Johansson believes there’s a key difference between the Fast Track scheme and previous attempts to integrate migrants into the labour market. Whereas other programs were piecemeal, the Fast Track is a tangible path to a career.
“We can see what we’ve been lacking in Sweden is this idea of tracks,” she explained. “We’ve been offering education, we’ve been offering courses, we’ve been offering practice. But we hadn’t formed the tracks.” By offering a coherent path in which multiple stakeholders work together to lay out the journey to an actual career, the program is getting success where other efforts have fallen down.
As well as addressing Sweden’s own workforce challenges the program addresses a particular difficulty faced by experienced and qualified migrants. Despite arriving in Sweden with useful skills, they often find their qualifications aren’t recognised, or struggle to break into the employment market without contacts or local knowledge. The program hopes to get these migrants into paying jobs within two years, while addressing profound staff shortages in crucial areas like teaching, medicine and social work.
The program also ensures that asylum seekers will be able to access Swedish language training in their government accommodation, and will introduce work-specific language training. Asylum seekers will also be given the option of an internship as well as an assigned mentor, guidance counsellor and language teacher.
Fast Track measures are developed in separate processes for each industry, in tripartite discussions with partners such as trade unions, industry representatives and public agencies. The discussions aim toward a common agreement on what concessions could be allowed for new migrants in the industry and what support different agencies would provide. According to Johansson, the proactive, organised efforts of the “social partners” who implemented the work programs with the government were critical to the program’s success.
Early stage tripartite discussions have been held with other industries and similar strategies are set to be employed in these areas. They include pharmaceuticals, tourism, manufacturing, transportation, wood processing, graphic design and construction. Other public agencies, such as the Swedish Council for Higher Education, have also participated in the discussions.
More recently, programs have targeted teachers and social workers. Newly arrived teachers are given an intensive study program in Swedish and shadow a Swedish teacher before completing an apprenticeship in a school. They can enter the program using the teaching qualifications they gained in their home country, documents that would not otherwise be recognised in Sweden.
Without the program professionals would have had to undergo a seven-year training to teach in Sweden.
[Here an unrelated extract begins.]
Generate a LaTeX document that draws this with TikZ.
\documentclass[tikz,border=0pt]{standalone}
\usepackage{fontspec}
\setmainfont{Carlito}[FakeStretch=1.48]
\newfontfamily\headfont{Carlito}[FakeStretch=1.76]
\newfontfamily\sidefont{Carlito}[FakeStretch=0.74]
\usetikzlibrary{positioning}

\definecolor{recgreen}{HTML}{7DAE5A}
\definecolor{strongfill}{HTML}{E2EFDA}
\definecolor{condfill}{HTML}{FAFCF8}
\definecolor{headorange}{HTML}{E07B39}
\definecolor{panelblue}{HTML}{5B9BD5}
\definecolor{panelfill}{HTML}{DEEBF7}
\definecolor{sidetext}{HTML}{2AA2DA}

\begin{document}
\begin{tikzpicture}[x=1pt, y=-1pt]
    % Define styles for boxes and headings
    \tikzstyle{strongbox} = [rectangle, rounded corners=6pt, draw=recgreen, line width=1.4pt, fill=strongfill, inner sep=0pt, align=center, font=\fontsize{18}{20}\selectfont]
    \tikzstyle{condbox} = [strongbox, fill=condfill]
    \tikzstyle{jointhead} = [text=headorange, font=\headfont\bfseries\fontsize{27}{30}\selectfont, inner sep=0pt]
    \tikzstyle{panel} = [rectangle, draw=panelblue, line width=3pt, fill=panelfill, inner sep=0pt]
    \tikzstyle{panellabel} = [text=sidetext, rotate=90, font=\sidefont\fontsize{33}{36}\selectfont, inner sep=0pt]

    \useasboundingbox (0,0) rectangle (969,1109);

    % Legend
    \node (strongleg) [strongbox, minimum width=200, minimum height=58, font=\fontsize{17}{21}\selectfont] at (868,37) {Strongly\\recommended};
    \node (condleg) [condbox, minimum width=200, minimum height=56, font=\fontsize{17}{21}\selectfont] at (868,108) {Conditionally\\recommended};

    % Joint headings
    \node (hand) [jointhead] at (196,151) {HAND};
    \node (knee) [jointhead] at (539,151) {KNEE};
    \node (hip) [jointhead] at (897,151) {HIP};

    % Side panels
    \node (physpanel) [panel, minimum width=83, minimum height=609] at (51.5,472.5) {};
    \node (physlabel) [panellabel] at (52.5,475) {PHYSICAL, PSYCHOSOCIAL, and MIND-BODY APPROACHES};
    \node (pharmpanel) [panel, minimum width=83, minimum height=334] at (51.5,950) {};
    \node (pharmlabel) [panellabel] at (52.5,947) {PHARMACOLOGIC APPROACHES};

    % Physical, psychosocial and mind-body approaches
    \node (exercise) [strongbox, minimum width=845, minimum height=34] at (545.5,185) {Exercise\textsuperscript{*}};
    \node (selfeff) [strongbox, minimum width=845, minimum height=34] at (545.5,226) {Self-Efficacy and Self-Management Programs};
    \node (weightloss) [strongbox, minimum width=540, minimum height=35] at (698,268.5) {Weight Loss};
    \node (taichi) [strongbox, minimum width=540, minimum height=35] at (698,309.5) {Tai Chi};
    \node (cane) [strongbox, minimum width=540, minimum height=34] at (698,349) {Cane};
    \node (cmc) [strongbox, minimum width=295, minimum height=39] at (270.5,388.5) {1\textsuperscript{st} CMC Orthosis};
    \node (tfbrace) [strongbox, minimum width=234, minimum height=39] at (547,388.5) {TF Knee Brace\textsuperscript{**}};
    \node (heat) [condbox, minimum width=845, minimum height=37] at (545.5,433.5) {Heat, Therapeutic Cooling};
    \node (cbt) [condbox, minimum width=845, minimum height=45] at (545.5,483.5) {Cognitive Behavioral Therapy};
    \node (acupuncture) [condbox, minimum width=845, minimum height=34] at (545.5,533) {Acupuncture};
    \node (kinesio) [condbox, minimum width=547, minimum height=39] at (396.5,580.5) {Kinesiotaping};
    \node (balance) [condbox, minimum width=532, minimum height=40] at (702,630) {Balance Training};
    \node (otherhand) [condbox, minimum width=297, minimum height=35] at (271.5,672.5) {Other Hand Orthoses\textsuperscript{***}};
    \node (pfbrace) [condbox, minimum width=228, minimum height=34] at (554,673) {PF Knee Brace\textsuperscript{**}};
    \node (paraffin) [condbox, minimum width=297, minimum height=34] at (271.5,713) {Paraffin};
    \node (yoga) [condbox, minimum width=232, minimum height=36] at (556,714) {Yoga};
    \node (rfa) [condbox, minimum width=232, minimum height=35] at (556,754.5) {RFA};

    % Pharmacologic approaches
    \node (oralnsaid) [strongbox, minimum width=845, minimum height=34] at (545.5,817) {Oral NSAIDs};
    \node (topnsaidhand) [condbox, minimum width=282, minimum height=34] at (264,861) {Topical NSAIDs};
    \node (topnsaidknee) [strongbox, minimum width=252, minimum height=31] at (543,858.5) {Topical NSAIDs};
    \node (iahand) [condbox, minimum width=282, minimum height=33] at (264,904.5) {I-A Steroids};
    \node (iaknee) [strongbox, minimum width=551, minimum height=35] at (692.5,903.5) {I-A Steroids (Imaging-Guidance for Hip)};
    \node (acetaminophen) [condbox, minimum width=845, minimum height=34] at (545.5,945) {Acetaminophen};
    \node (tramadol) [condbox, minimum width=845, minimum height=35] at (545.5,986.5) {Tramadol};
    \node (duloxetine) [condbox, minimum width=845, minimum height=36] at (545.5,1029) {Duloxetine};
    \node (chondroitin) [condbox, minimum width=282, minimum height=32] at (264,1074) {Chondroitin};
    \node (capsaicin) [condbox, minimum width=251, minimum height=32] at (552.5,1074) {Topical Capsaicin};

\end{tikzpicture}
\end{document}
It’s a tough process which puts many off qualifying at all. Now they can get a job after two years, and it’s hoped that 60 new migrant teachers per year can be recruited to address the shortage that Stockholm is currently facing.
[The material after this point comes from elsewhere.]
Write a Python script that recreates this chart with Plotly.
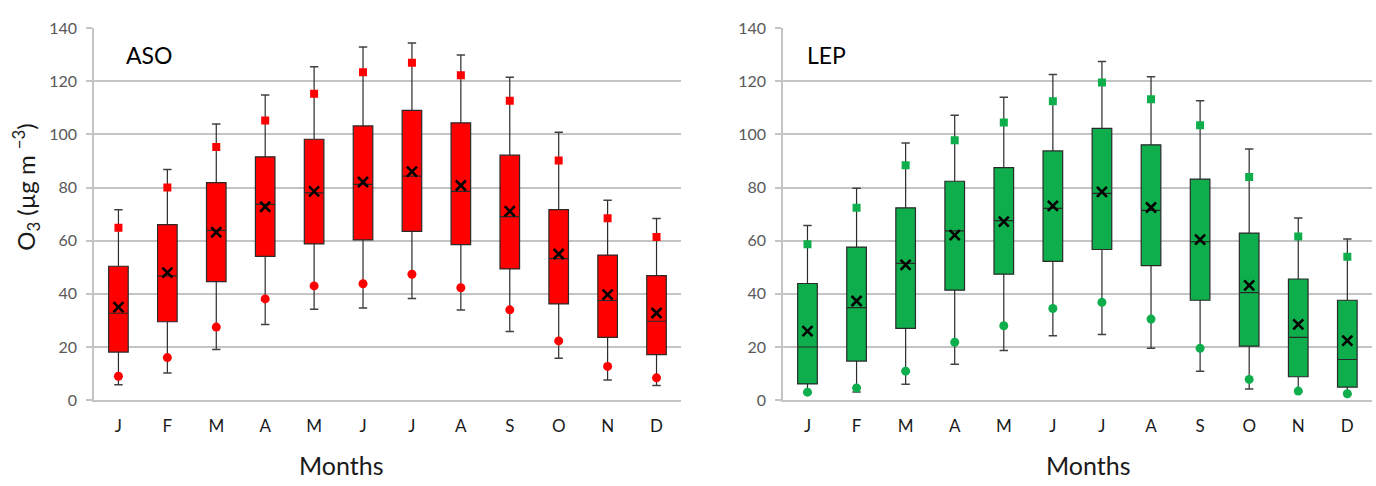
import plotly.graph_objects as go

months = ["J", "F", "M", "A", "M", "J", "J", "A", "S", "O", "N", "D"]
cats = ["Jan", "Feb", "Mar", "Apr", "May", "Jun", "Jul", "Aug", "Sep", "Oct", "Nov", "Dec"]

# ASO station
aso_max = [71.7, 86.8, 103.9, 114.9, 125.5, 132.9, 134.4, 129.9, 121.5, 100.8, 75.2, 68.4]
aso_p95 = [64.9, 80.0, 95.3, 105.3, 115.3, 123.4, 127.0, 122.3, 112.7, 90.2, 68.5, 61.4]
aso_q3 = [50.4, 66.1, 81.9, 91.6, 98.2, 103.2, 109.1, 104.4, 92.2, 71.7, 54.6, 46.9]
aso_med = [32.7, 46.8, 63.9, 73.7, 78.0, 81.2, 84.3, 78.6, 69.1, 53.3, 37.5, 29.7]
aso_mean = [35.0, 48.0, 63.2, 72.8, 78.6, 82.1, 86.0, 80.8, 71.1, 55.0, 39.7, 32.8]
aso_q1 = [18.1, 29.5, 44.6, 54.1, 58.8, 60.3, 63.5, 58.5, 49.4, 36.2, 23.6, 17.1]
aso_p5 = [9.0, 16.0, 27.5, 38.1, 43.0, 43.8, 47.4, 42.3, 34.0, 22.3, 12.7, 8.4]
aso_min = [5.8, 10.2, 19.1, 28.5, 34.2, 34.7, 38.3, 33.9, 25.8, 15.8, 7.6, 5.5]

# LEP station
lep_max = [65.7, 79.8, 96.8, 107.2, 114.0, 122.6, 127.5, 121.7, 112.7, 94.5, 68.6, 60.7]
lep_p95 = [58.7, 72.4, 88.4, 97.8, 104.5, 112.5, 119.6, 113.3, 103.5, 84.0, 61.6, 54.0]
lep_q3 = [43.9, 57.6, 72.4, 82.4, 87.5, 93.8, 102.3, 96.1, 83.2, 62.9, 45.6, 37.6]
lep_med = [20.0, 34.8, 51.5, 63.7, 67.6, 72.2, 77.8, 71.4, 59.7, 40.5, 23.6, 15.3]
lep_mean = [26.0, 37.3, 50.9, 62.1, 67.2, 73.1, 78.4, 72.5, 60.4, 43.2, 28.5, 22.4]
lep_q1 = [6.1, 14.7, 27.0, 41.4, 47.4, 52.2, 56.7, 50.6, 37.6, 20.3, 8.8, 4.9]
lep_p5 = [3.0, 4.6, 10.9, 21.8, 28.0, 34.5, 36.8, 30.5, 19.5, 7.8, 3.4, 2.4]
lep_min = [2.8, 3.1, 6.0, 13.5, 18.7, 24.2, 24.7, 19.5, 10.9, 4.2, 3.2, 2.2]

FONT = "Lato"
GRID = "#C4C4C4"

fig = go.Figure()


def add_panel(xa, ya, color, mx, p95, q3, med, mean, q1, p5, mn):
    fig.add_trace(go.Box(
        x=cats, q1=q1, median=med, q3=q3, lowerfence=mn, upperfence=mx,
        fillcolor=color, line=dict(color="#2A2A2A", width=1.2),
        width=0.4, whiskerwidth=0, boxpoints=False, hoverinfo="skip",
        xaxis=xa, yaxis=ya, showlegend=False,
    ))
    # whisker caps
    fig.add_trace(go.Scatter(
        x=cats + cats, y=mx + mn, mode="markers",
        marker=dict(symbol="line-ew", size=6, line=dict(color="#404040", width=1.5)),
        xaxis=xa, yaxis=ya, showlegend=False, hoverinfo="skip",
    ))
    fig.add_trace(go.Scatter(
        x=cats, y=p95, mode="markers",
        marker=dict(symbol="square", size=8, color=color),
        xaxis=xa, yaxis=ya, showlegend=False,
    ))
    fig.add_trace(go.Scatter(
        x=cats, y=p5, mode="markers",
        marker=dict(symbol="circle", size=9, color=color),
        xaxis=xa, yaxis=ya, showlegend=False,
    ))
    fig.add_trace(go.Scatter(
        x=cats, y=mean, mode="markers",
        marker=dict(symbol="x-thin", size=10, line=dict(color="black", width=2.6)),
        xaxis=xa, yaxis=ya, showlegend=False,
    ))


add_panel("x", "y", "#FF0000", aso_max, aso_p95, aso_q3, aso_med, aso_mean, aso_q1, aso_p5, aso_min)
add_panel("x2", "y2", "#0DAE4B", lep_max, lep_p95, lep_q3, lep_med, lep_mean, lep_q1, lep_p5, lep_min)

xcommon = dict(
    type="category", categoryorder="array", categoryarray=cats,
    tickvals=cats, ticktext=months,
    showgrid=False, showline=True, linecolor=GRID, linewidth=1.5,
    ticks="", ticklabelstandoff=10,
    tickfont=dict(family=FONT, size=17, color="#1A1A1A"),
    range=[-0.5, 11.5], zeroline=False,
)
ycommon = dict(
    range=[0, 140], tickvals=[0, 20, 40, 60, 80, 100, 120, 140],
    showgrid=True, gridcolor=GRID, gridwidth=1.5,
    showline=True, linecolor=GRID, linewidth=1.5,
    ticks="outside", ticklen=6, tickcolor=GRID, tickwidth=1.5,
    ticklabelstandoff=6,
    tickfont=dict(family=FONT, size=16, color="#595959"),
    zeroline=False,
)

fig.update_layout(
    width=1376, height=486,
    margin=dict(l=0, r=0, t=0, b=0),
    paper_bgcolor="white", plot_bgcolor="white",
    xaxis=dict(domain=[0.0683, 0.4949], anchor="y", **xcommon),
    yaxis=dict(domain=[0.1646, 0.961], anchor="x", **ycommon),
    xaxis2=dict(domain=[0.569, 0.997], anchor="y2", **xcommon),
    yaxis2=dict(domain=[0.1646, 0.961], anchor="x2", **ycommon),
    annotations=[
        dict(text="ASO", x=124, y=47, xref="paper", yref="paper", showarrow=False,
             font=dict(family=FONT, size=23, color="black"), xanchor="left", yanchor="middle"),
        dict(text="LEP", x=805, y=47, xref="paper", yref="paper", showarrow=False,
             font=dict(family=FONT, size=23, color="black"), xanchor="left", yanchor="middle"),
        dict(text="Months", x=341, y=474, xref="paper", yref="paper", showarrow=False,
             font=dict(family=FONT, size=25, color="#1A1A1A"), xanchor="center", yanchor="middle"),
        dict(text="Months", x=1088, y=474, xref="paper", yref="paper", showarrow=False,
             font=dict(family=FONT, size=25, color="#1A1A1A"), xanchor="center", yanchor="middle"),
        dict(text="O<sub>3</sub> (µg m <sup>−3</sup>)", x=26, y=184, xref="paper", yref="paper",
             showarrow=False, textangle=-90,
             font=dict(family=FONT, size=24, color="#1A1A1A"), xanchor="center", yanchor="middle"),
    ],
)

# convert pixel positions of annotations to paper coordinates
for a in fig.layout.annotations:
    a.x = a.x / 1376
    a.y = 1 - a.y / 486

fig.write_html("out.html")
Some trade representatives and unions, however, have expressed concerns about the Fast Track and declined to participate. The country’s construction workers’ union, Byggnads, reportedly argued that it would compel companies to employ migrants because their places would be subsidised, at the cost of Swedish workers.
The involvement of social partners has also been a useful motivation for the public sector to improve its processes, Johansson said. “There are some criticisms toward the Public Employment Service. What we learn is the social partners are much quicker, more flexible and more focused on doing things,” she said. “The Public Employment Service is accused of being not so quick, not so flexible, and a little bit bureaucratic.”
The Swedish program is one of a raft of measures introduced by European governments to help integrate refugees and asylum seekers while addressing the needs of their own economies too.